Linear Regression in general is nothing like k Nearest Neighbors. It can be considered very distant relatives with Naive Bayes for its mathematical roots however, there are so many technical aspects to learn in the regression world.

This is more like an opportunity to learn about statistics and intricacies of datasets however, it's also definitely something that takes away from practicality and will discourage some of the time conscious, result oriented folks.

2- Only Linear Problems

Ordinary Least Squares won't work well with non-linear data. If you are not sure about the linearity or if you know your data has non-linear relations then this is a giveaway that most likely Ordinary Least Squares won't perform well for you at this time.

3- General Tendencies

If you'd like to predict outliers or if you want to conclude unexpected black-swan like scenarios this is not the model for you.
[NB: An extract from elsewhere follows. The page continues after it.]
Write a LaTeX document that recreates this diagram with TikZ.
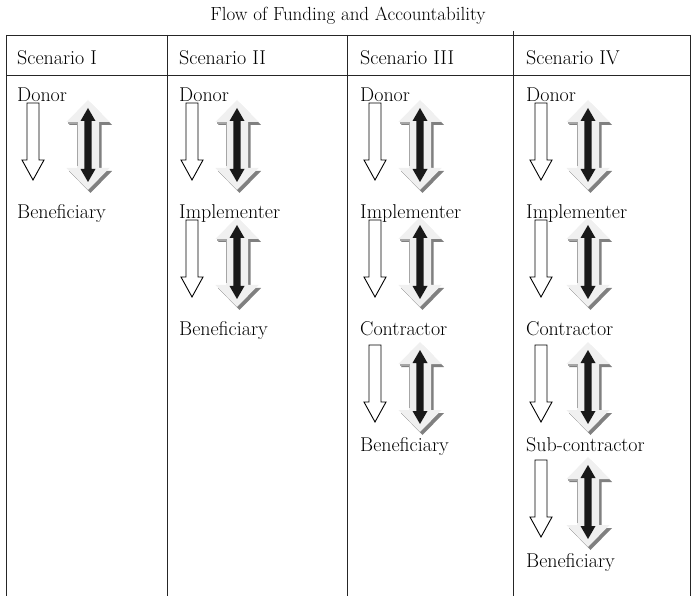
\documentclass[tikz,border=0pt]{standalone}
\newcommand\DblShape[7]{\path[#1] (#2,#3) -- (#2+#5,#3+#7) -- (#2+#6,#3+#7) -- (#2+#6,#4-#7) -- (#2+#5,#4-#7) -- (#2,#4) -- (#2-#5,#4-#7) -- (#2-#6,#4-#7) -- (#2-#6,#3+#7) -- (#2-#5,#3+#7) -- cycle;}
\newcommand\DArrow[3]{%
  \DblShape{shade3d,shift={(2.5,3)}}{#1}{#2}{#3}{21.5}{11}{22}
  \DblShape{light}{#1}{#2}{#3}{21.5}{11}{22}
  \draw[bevel] (#1-20,#2+23) -- (#1-10.5,#2+23) -- (#1-10.5,#3-24);
  \DblShape{core}{#1}{#2+8}{#3-8}{7.5}{3.6}{13}}
\newcommand\HArrow[3]{%
  \path[hollow] (#1-6,#2) -- (#1+6,#2) -- (#1+6,#3-20) -- (#1+11,#3-20) -- (#1,#3) -- (#1-11,#3-20) -- (#1-6,#3-20) -- cycle;}
\begin{document}
\begin{tikzpicture}[x=1pt,y=-1pt,
  grid/.style={draw=black!85,line width=0.9pt},
  lbl/.style={anchor=base west,inner sep=0pt,font=\fontsize{20}{23}\selectfont},
  hollow/.style={draw=black,line width=0.9pt,fill=white},
  shade3d/.style={fill=black!50},
  light/.style={fill=black!6},
  bevel/.style={draw=black!35,line width=1.3pt},
  core/.style={fill=black!90}]
\useasboundingbox (0,0) rectangle (694,596);
\fill[white] (0,0) rectangle (694,596);
% title
\node[anchor=base,inner sep=0pt,font=\fontsize{19}{22}\selectfont] (title) at (348,21) {Flow of Funding and Accountability};
% table grid
\draw[grid] (6,35) -- (690,35);
\draw[grid] (6,75) -- (690,75);
\draw[grid] (6,35) -- (6,596);
\draw[grid] (167,35) -- (167,596);
\draw[grid] (347,35) -- (347,596);
\draw[grid] (513,31) -- (513,596);
\draw[grid] (690,35) -- (690,596);
% headers
\node[lbl] (h1) at (17,65) {Scenario I};
\node[lbl] (h2) at (179,65) {Scenario II};
\node[lbl] (h3) at (360,65) {Scenario III};
\node[lbl] (h4) at (526,65) {Scenario IV};
% column I
\node[lbl] (a0) at (17,102) {Donor};
\node[lbl] (a1) at (17,219) {Beneficiary};
% column II
\node[lbl] (b0) at (179,102) {Donor};
\node[lbl] (b1) at (179,219) {Implementer};
\node[lbl] (b2) at (179,335) {Beneficiary};
% column III
\node[lbl] (c0) at (360,102) {Donor};
\node[lbl] (c1) at (360,219) {Implementer};
\node[lbl] (c2) at (360,335) {Contractor};
\node[lbl] (c3) at (360,451) {Beneficiary};
% column IV
\node[lbl] (d0) at (526,102) {Donor};
\node[lbl] (d1) at (526,219) {Implementer};
\node[lbl] (d2) at (526,335) {Contractor};
\node[lbl] (d3) at (526,451) {Sub-contractor};
\node[lbl] (d4) at (526,567) {Beneficiary};
% arrows
\foreach \k/\d in {0/0}{\HArrow{33}{103+117*\k+\d}{180+117*\k+\d}\DArrow{88}{100+117*\k+\d}{190+117*\k+\d}}
\foreach \k/\d in {0/0,1/0}{\HArrow{192}{103+117*\k+\d}{180+117*\k+\d}\DArrow{237}{100+117*\k+\d}{190+117*\k+\d}}
\foreach \k/\d in {0/0,1/0,2/8}{\HArrow{375}{103+117*\k+\d}{180+117*\k+\d}\DArrow{420}{100+117*\k+\d}{190+117*\k+\d}}
\foreach \k/\d in {0/0,1/0,2/8,3/6}{\HArrow{541}{103+117*\k+\d}{180+117*\k+\d}\DArrow{588}{100+117*\k+\d}{190+117*\k+\d}}
\end{tikzpicture}
\end{document}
Like most Regression models, OLS Linear Regression is a generalist algorithm that will produce trend conforming results.

4- Overfitting Tendencies

Just because OLS is not likely to predict outlier scenarios doesn't mean OLS won't tend to overfit on outliers. Ordinary Least Squares is an inherently sensitive model which requires careful tweaking of regularization parameters.

5- Complicated Optimization

When you enter the world of regularization you might realize that this requires an intense knowledge of data and getting really hands-on.

There is no one regularization method that fits it all and it's not that intuitive to grasp very quickly. So, not to say there is no merit in these efforts and discussions, it might discourage someone seeking a more practical application or the general crowd.

It's also worth noting that perfect regularization can be difficult to validate and time consuming. On the other hand it's quite important to get it right because if you under do it you will risk overfitting on irrelevant features and if you over do it the risk is to miss out on important features that might be valuable/relevant for future predictions.

wrap-up

Linear Regression Pros & Cons Summary

Why Linear Regression?

As one of the main foundations of statistics field, Linear Regression offers tons of proven track record, reputable scientific research and many interesting extensions to choose and benefit from.

Like it's many regression cousins it is fast, scientific, efficient, scalable and powerful.

Don't let its initial simplicity trick you, Ordinary Least Squares and other Linear Regression Models in general require serious understanding of the nature of data in hand and also data processing and regularization methods such as scaling, normalization, missing data handling, l1 regularization, l2 regularization etc.

Besides that OLS can generate very useful statistical reports that might expand your technical horizons in the field.

When you are dealing with linear decision borders and in need of predicting continuous numerical values through regression, OLS and other extensions are highly recommended to dabble with even if you end up with a different Machine Learning Algorithm in the end.

Fast

Linear Regression is fast and scalable. It's not very resource-hungry.

Large Data Friendly

Scalability also means you can work on big data problems.

Statistical Reports

Statistical output you are able to produce with a Ordinary Least Squares far outweighs the trouble of data preparation (given that you are after the statistical output and deep exploration of your data and all its relation/causalities.)

Modifiable

You don't survive 200 something years of heavy academia and industry utilization and happen not to have any modifications. Once you open the box of Linear Regression, you discover a world of optimization, modification and extensions (OLS, WLS, ALS, Lasso, Ridge, Logistic Regression just to name a few).

Implementation Restrictions

If your problem has non-linear tendencies Linear Regression is instantly irrelevant.

Overfitting

Another problem is when data has noise or outlier and Linear Regression tends to overfit. Discovering and getting rid of overfitting can be another pain point for the unwilling practitioner. And even if you are willing, at times it can be difficult to reach optimal setup.

Data Preperation

Regularization, handling missing values, scaling, normalization and data preparation can be tedious.

Learning Curve

Even interpreting the results of Linear Regression as they are intended in a meaningful way can take some education which makes it a bit less appealing to non-statistical audience.